Task to carry out
Leave out the pictures and transcribe everything else exactly.

Dataset extract
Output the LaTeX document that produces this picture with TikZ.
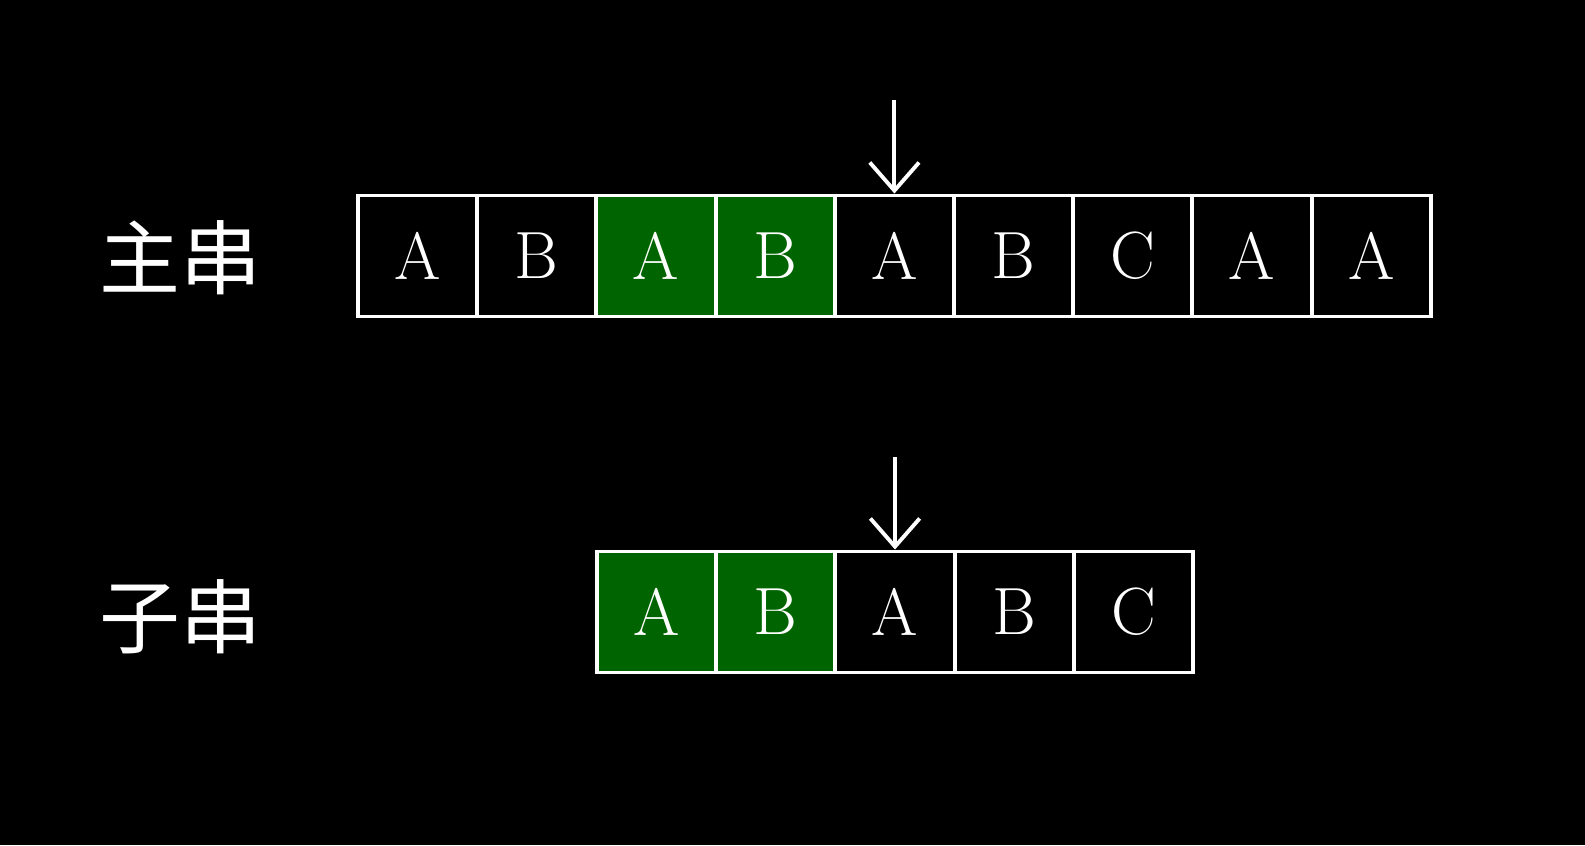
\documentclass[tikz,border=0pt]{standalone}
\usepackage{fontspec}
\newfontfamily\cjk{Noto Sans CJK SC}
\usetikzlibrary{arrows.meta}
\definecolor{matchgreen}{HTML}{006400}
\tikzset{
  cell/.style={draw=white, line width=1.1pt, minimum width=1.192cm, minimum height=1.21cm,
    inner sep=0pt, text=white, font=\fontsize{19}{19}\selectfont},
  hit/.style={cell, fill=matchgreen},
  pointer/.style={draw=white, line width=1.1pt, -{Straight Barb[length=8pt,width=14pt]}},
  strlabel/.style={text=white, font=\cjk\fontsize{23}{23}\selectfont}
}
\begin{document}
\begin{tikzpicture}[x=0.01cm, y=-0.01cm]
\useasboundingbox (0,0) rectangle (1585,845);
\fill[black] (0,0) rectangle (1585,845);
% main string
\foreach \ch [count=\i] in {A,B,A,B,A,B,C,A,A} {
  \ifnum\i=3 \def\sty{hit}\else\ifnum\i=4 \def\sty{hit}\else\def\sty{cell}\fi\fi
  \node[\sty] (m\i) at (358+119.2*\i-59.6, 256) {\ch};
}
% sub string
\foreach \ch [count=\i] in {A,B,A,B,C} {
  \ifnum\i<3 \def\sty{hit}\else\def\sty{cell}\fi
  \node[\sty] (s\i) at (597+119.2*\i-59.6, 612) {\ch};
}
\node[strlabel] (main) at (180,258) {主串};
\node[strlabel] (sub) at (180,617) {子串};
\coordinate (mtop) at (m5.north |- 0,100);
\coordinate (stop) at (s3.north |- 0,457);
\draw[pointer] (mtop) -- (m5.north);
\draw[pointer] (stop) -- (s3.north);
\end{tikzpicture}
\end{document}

Output of the task
Output the LaTeX document that produces this picture with TikZ.
\documentclass[tikz,border=0pt]{standalone}
\usepackage{fontspec}
\newfontfamily\cjk{Noto Sans CJK SC}
\usetikzlibrary{arrows.meta}
\definecolor{matchgreen}{HTML}{006400}
\tikzset{
  cell/.style={draw=white, line width=1.1pt, minimum width=1.192cm, minimum height=1.21cm,
    inner sep=0pt, text=white, font=\fontsize{19}{19}\selectfont},
  hit/.style={cell, fill=matchgreen},
  pointer/.style={draw=white, line width=1.1pt, -{Straight Barb[length=8pt,width=14pt]}},
  strlabel/.style={text=white, font=\cjk\fontsize{23}{23}\selectfont}
}
\begin{document}
\begin{tikzpicture}[x=0.01cm, y=-0.01cm]
\useasboundingbox (0,0) rectangle (1585,845);
\fill[black] (0,0) rectangle (1585,845);
% main string
\foreach \ch [count=\i] in {A,B,A,B,A,B,C,A,A} {
  \ifnum\i=3 \def\sty{hit}\else\ifnum\i=4 \def\sty{hit}\else\def\sty{cell}\fi\fi
  \node[\sty] (m\i) at (358+119.2*\i-59.6, 256) {\ch};
}
% sub string
\foreach \ch [count=\i] in {A,B,A,B,C} {
  \ifnum\i<3 \def\sty{hit}\else\def\sty{cell}\fi
  \node[\sty] (s\i) at (597+119.2*\i-59.6, 612) {\ch};
}
\node[strlabel] (main) at (180,258) {主串};
\node[strlabel] (sub) at (180,617) {子串};
\coordinate (mtop) at (m5.north |- 0,100);
\coordinate (stop) at (s3.north |- 0,457);
\draw[pointer] (mtop) -- (m5.north);
\draw[pointer] (stop) -- (s3.north);
\end{tikzpicture}
\end{document}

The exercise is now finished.